Frage an Petra Sitte von Daniel S. bezüglich Haushalt
Sehr geehrte Frau Sitte,
für gerade mal 460 Millionen Euro, nach aktueller Schätzung, soll ein Neubau das Kanzleramt vergrössern. https://www.n-tv.de/politik/Das-Kanzleramt-wird-massiv-vergroessert-article20812383.html
460 Millionen Euro für 400 Büros, die offensichtlich in Betonbauweise errichtet werden!?
Werden Steuergelder auch für architektonische Meisterwerke der 20er Jahre ausgegeben, vergleichbar dieser hochherschaftlichen Villa https://uebermedien.de/28530/mein-freund-seine-exzellenz/, die für lange Zeit von den Amerikanischen Botschaftern als Botschaft genutzt wurde? https://www.tagesspiegel.de/berlin/sterne-und-streifen/621760.html
Wurde versucht, diese Villa zu kaufen und dem Staat als Denkmal zu sichern?
Ist in Zukunft geplant für diese Denkmäler der Geschichte und längst vergangener Zeiten, ausgestattet mit Zimmern für Bedienstete und Repräsentationsräumen, mehr Staatsgeld zu verwenden?
Gibt es einen festen Posten dafür im Bundeshaushalt?
Mit freundlichen Grüßen
S.
Sehr geehrter Herr Spannbauer,
die Erweiterung des Bundeskanzleramtes soll einer aktuellen Prognose des Bundesinnenministeriums zufolge sogar noch teurer werden als bislang befürchtet. Auf 601 Millionen Euro schätzt man die zu erwartenden Kosten nun, und wir wissen aus Erfahrung, dass anfängliche Schätzungen zu Baukosten meist unter den tatsächlichen Ausgaben liegen. Damit wird der Anbau des Kanzleramtes auf den Quadratmeter berechnet noch teurer als der Wiederaufbau des Berliner Stadtschlosses. Beide Bauten und ihre Kosten sprechen aus meiner Sicht für eine erhebliche Abgehobenheit und Entfremdung von den Wünschen und der Lebensrealität der meisten Menschen in unserem Land.

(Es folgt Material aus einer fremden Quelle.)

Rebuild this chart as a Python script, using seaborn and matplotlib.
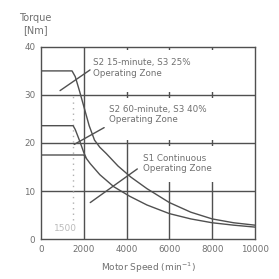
import matplotlib
matplotlib.use("Agg")
import matplotlib.pyplot as plt
import seaborn as sns
import pandas as pd
from matplotlib.patches import Rectangle

# S2 15-minute, S3 25% curve
speed_s2_15 = [0, 1450, 1600, 1800, 2050, 2250, 2500, 2750, 3050, 3600, 4200, 4950, 6000, 7000, 8000, 9000, 10000]
torque_s2_15 = [35, 35, 33.8, 30.8, 26.8, 23.6, 20.6, 19.1, 17.8, 15.2, 12.9, 10.5, 7.6, 5.6, 4.2, 3.4, 2.9]

# S2 60-minute, S3 40% curve (joins S1 curve near 2000)
speed_s2_60 = [0, 1500, 1600, 1800, 2000, 2100]
torque_s2_60 = [23.6, 23.6, 22.8, 20.5, 18.0, 17.0]

# S1 continuous curve
speed_s1 = [0, 2000, 2300, 2750, 3400, 4150, 4950, 6000, 7000, 8000, 9000, 10000]
torque_s1 = [17.5, 17.5, 15.7, 13.4, 10.9, 8.9, 7.1, 5.3, 4.2, 3.4, 2.9, 2.5]

x_ticks = [0, 2000, 4000, 6000, 8000, 10000]
y_ticks = [0, 10, 20, 30, 40]

zone_labels = ["S2 15-minute, S3 25%\nOperating Zone",
               "S2 60-minute, S3 40%\nOperating Zone",
               "S1 Continuous\nOperating Zone"]

sns.set_style("white")
plt.rcParams["font.family"] = ["DejaVu Sans"]

line_col = "#505050"
text_col = "#707070"

fig = plt.figure(figsize=(2.79, 2.79), dpi=100)
ax = fig.add_axes([0.147, 0.143, 0.767, 0.689])

# grid
for xv in x_ticks[1:-1]:
    ax.axvline(xv, color=line_col, lw=1.0, zorder=1)
for yv in y_ticks[1:-1]:
    ax.axhline(yv, color=line_col, lw=1.0, zorder=1)

# white areas behind the zone labels
for x0, y0, x1, y1 in [(2200, 30.6, 9300, 39.4), (3050, 20.6, 9300, 29.4), (4650, 11.8, 9300, 19.4)]:
    ax.add_patch(Rectangle((x0, y0), x1 - x0, y1 - y0, facecolor="white", edgecolor="none", zorder=2))

for sp, tq in [(speed_s2_15, torque_s2_15), (speed_s2_60, torque_s2_60), (speed_s1, torque_s1)]:
    df = pd.DataFrame({"speed": sp, "torque": tq})
    sns.lineplot(data=df, x="speed", y="torque", sort=False, estimator=None,
                 color=line_col, lw=1.0, ax=ax, zorder=3)

# 1500 marker
ax.plot([1500, 1500], [4, 30], color="#b0b0b0", lw=1.0, ls=(0, (1, 3)), zorder=2)
ax.text(1150, 2.3, "1500", color="#bbbbbb", fontsize=6.5, ha="center", va="center", zorder=3)

# pointers
ax.plot([2290, 890], [35.2, 30.9], color=line_col, lw=1.0, zorder=3)
ax.plot([2950, 1550], [23.2, 19.7], color=line_col, lw=1.0, zorder=3)
ax.plot([4500, 2300], [14.6, 7.6], color=line_col, lw=1.0, zorder=3)

# zone labels
ax.text(2420, 35.6, zone_labels[0], fontsize=6.3, color=text_col, ha="left", va="center", linespacing=1.15, zorder=4)
ax.text(3180, 25.9, zone_labels[1], fontsize=6.3, color=text_col, ha="left", va="center", linespacing=1.15, zorder=4)
ax.text(4770, 15.8, zone_labels[2], fontsize=6.3, color=text_col, ha="left", va="center", linespacing=1.15, zorder=4)

ax.set_xlim(0, 10000)
ax.set_ylim(0, 40)
ax.set_xticks(x_ticks)
ax.set_yticks(y_ticks)
ax.tick_params(length=0, labelsize=6.3, labelcolor=text_col, pad=4)
ax.set_xlabel("Motor Speed (min$^{-1}$)", fontsize=6.5, color=text_col, labelpad=5)
ax.set_ylabel("")
for sp in ax.spines.values():
    sp.set_color(line_col)
    sp.set_linewidth(1.0)

fig.text(35 / 279, 1 - 24 / 279, "Torque\n[Nm]", fontsize=7, color=text_col, ha="center", va="center", linespacing=1.3)

fig.savefig("out.png", dpi=100)
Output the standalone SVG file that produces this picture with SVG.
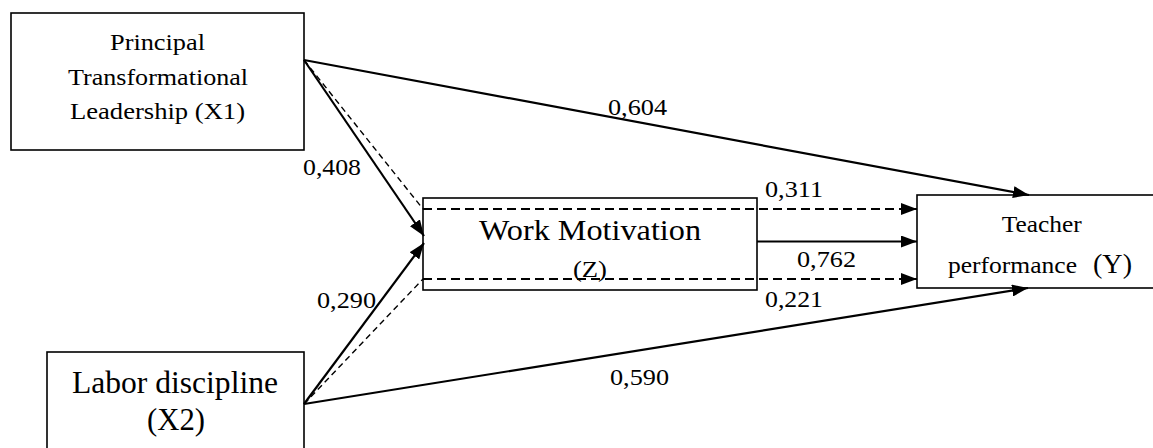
<svg xmlns="http://www.w3.org/2000/svg" width="1153" height="448" viewBox="0 0 1153 448">
<style>
.box{fill:none;stroke:#000;stroke-width:1.6}
.t{font-family:"Liberation Serif","DejaVu Serif",serif;fill:#000}
.s{fill:none;stroke:#000;stroke-width:2.2}
.d{fill:none;stroke:#000;stroke-width:1.4;stroke-dasharray:6 4}
.dh{fill:none;stroke:#000;stroke-width:2.2;stroke-dasharray:9 5}
</style>
<defs>
<marker id="ah" viewBox="0 0 16 12" refX="16" refY="6" markerWidth="16" markerHeight="12" markerUnits="userSpaceOnUse" orient="auto">
<path d="M0,0 L16,6 L0,12 Z" fill="#000"/>
</marker>
</defs>
<rect width="1153" height="448" fill="#fff"/>
<g id="X1">
<rect class="box" x="11" y="13" width="293" height="137"/>
<text class="t" font-size="24" x="157.5" y="50" text-anchor="middle" textLength="95" lengthAdjust="spacingAndGlyphs">Principal</text>
<text class="t" font-size="24" x="158" y="85" text-anchor="middle" textLength="180" lengthAdjust="spacingAndGlyphs">Transformational</text>
<text class="t" font-size="24" x="157.5" y="119" text-anchor="middle" textLength="175" lengthAdjust="spacingAndGlyphs">Leadership (X1)</text>
</g>
<g id="X2">
<rect class="box" x="47" y="352" width="257" height="110"/>
<text class="t" font-size="31" x="175" y="393" text-anchor="middle" textLength="206" lengthAdjust="spacingAndGlyphs">Labor discipline</text>
<text class="t" font-size="31" x="176" y="430" text-anchor="middle" textLength="58" lengthAdjust="spacingAndGlyphs">(X2)</text>
</g>
<g id="Z">
<rect class="box" x="423" y="198" width="334" height="92"/>
<text class="t" font-size="30" x="590" y="240" text-anchor="middle" textLength="222" lengthAdjust="spacingAndGlyphs">Work Motivation</text>
<text class="t" font-size="24" x="590" y="277" text-anchor="middle" textLength="34" lengthAdjust="spacingAndGlyphs">(Z)</text>
</g>
<g id="Y">
<rect class="box" x="917" y="195" width="250" height="93"/>
<text class="t" font-size="24" x="1041.7" y="232" text-anchor="middle" textLength="80" lengthAdjust="spacingAndGlyphs">Teacher</text>
<text class="t" font-size="24" x="948" y="273" textLength="129" lengthAdjust="spacingAndGlyphs">performance</text>
<text class="t" font-size="28" x="1093" y="273" textLength="39" lengthAdjust="spacingAndGlyphs">(Y)</text>
</g>
<g id="connectors">
<path class="s" d="M304,60 L1029,195" marker-end="url(#ah)"/>
<path class="s" d="M304,60 L424,236" marker-end="url(#ah)"/>
<path class="d" d="M304,60 L423,209"/>
<path class="s" d="M304,404 L424,243" marker-end="url(#ah)"/>
<path class="d" d="M304,404 L423,279"/>
<path class="s" d="M304,404 L1028,288" marker-end="url(#ah)"/>
<path class="dh" d="M423,209 L917,209" marker-end="url(#ah)"/>
<path class="s" d="M757,241.5 L917,241.5" marker-end="url(#ah)"/>
<path class="dh" d="M423,279 L917,279" marker-end="url(#ah)"/>
</g>
<g id="labels">
<text class="t" font-size="24" x="608" y="115" textLength="59" lengthAdjust="spacingAndGlyphs">0,604</text>
<text class="t" font-size="24" x="303" y="175" textLength="58" lengthAdjust="spacingAndGlyphs">0,408</text>
<text class="t" font-size="24" x="765" y="197" textLength="58" lengthAdjust="spacingAndGlyphs">0,311</text>
<text class="t" font-size="24" x="797" y="267" textLength="59" lengthAdjust="spacingAndGlyphs">0,762</text>
<text class="t" font-size="24" x="765" y="307" textLength="58" lengthAdjust="spacingAndGlyphs">0,221</text>
<text class="t" font-size="24" x="317" y="308" textLength="59" lengthAdjust="spacingAndGlyphs">0,290</text>
<text class="t" font-size="24" x="610" y="385" textLength="59" lengthAdjust="spacingAndGlyphs">0,590</text>
</g>
</svg>
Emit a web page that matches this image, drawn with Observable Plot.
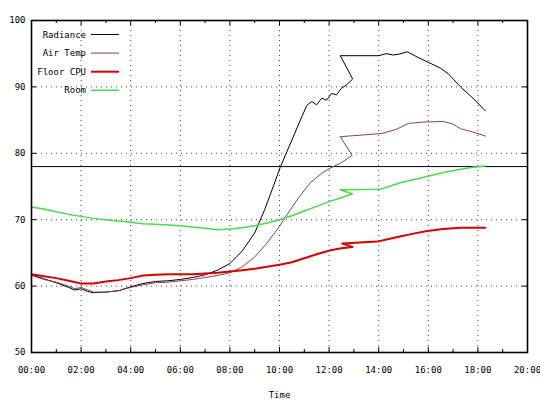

Von einem „nüchternen, auf Funktionalität ausgerichteten Zweckbau“, wie uns von der Regierung angekündigt wurde, kann angesichts der Pläne und Kosten keine Rede mehr sein. Auch der Bundesrechnungshof kritisiert einiges an den geplanten Einzelheiten des Baus wie einem fünfstöckigen Wintergarten, der dem Abhörschutz dienen soll, welcher aber billiger und einfacher sicherzustellen wäre. Und auch wenn ich Angebote zur Kinderbetreuung begrüße, weil sie die Vereinbarkeit von Beruf und Familie erleichtern, finde ich den Bau einer Kindertagesstätte für voraussichtlich zwölf bis fünfzehn Kinder der Beschäftigten des Kanzleramtes für voraussichtlich 2,8 Millionen Euro unverhältnismäßig und kaum zu vermitteln. Regierung und Koalition zeigen ein gehöriges Maß an Selbstverliebtheit und Verantwortungslosigkeit, indem sie den Menschen im Lande predigen, den Gürtel immer enger zu schnallen, und auf der anderen Seite so zügellos mit öffentlichem Geld umgehen.
Was Ihre weitere Frage angeht, so kann ich nur darauf verweisen, dass sich die Liegenschaften der US-Botschaft einschließlich der Residenz des Botschafters in Berlin im Besitz der Vereinigten Staaten befinden und von deutscher Seite derzeit weder ein Interesse noch die Möglichkeit besteht, sie zu erwerben. Grundsätzlich fällt die Sorge um architektonische und andere Denkmäler auf Bundesebene in den Zuständigkeitsbereich der Staatsministerin für Kultur und Medien, die über eigene Haushaltsmittel verfügt.
Als LINKE Fraktion setzen wir uns dafür ein, die Regierungsausgaben für rein repräsentative Zwecke gering zu halten und den Erhalt des kulturellen Erbes zu fördern. Ich hoffe, damit vertreten wir auch Ihr Interesse.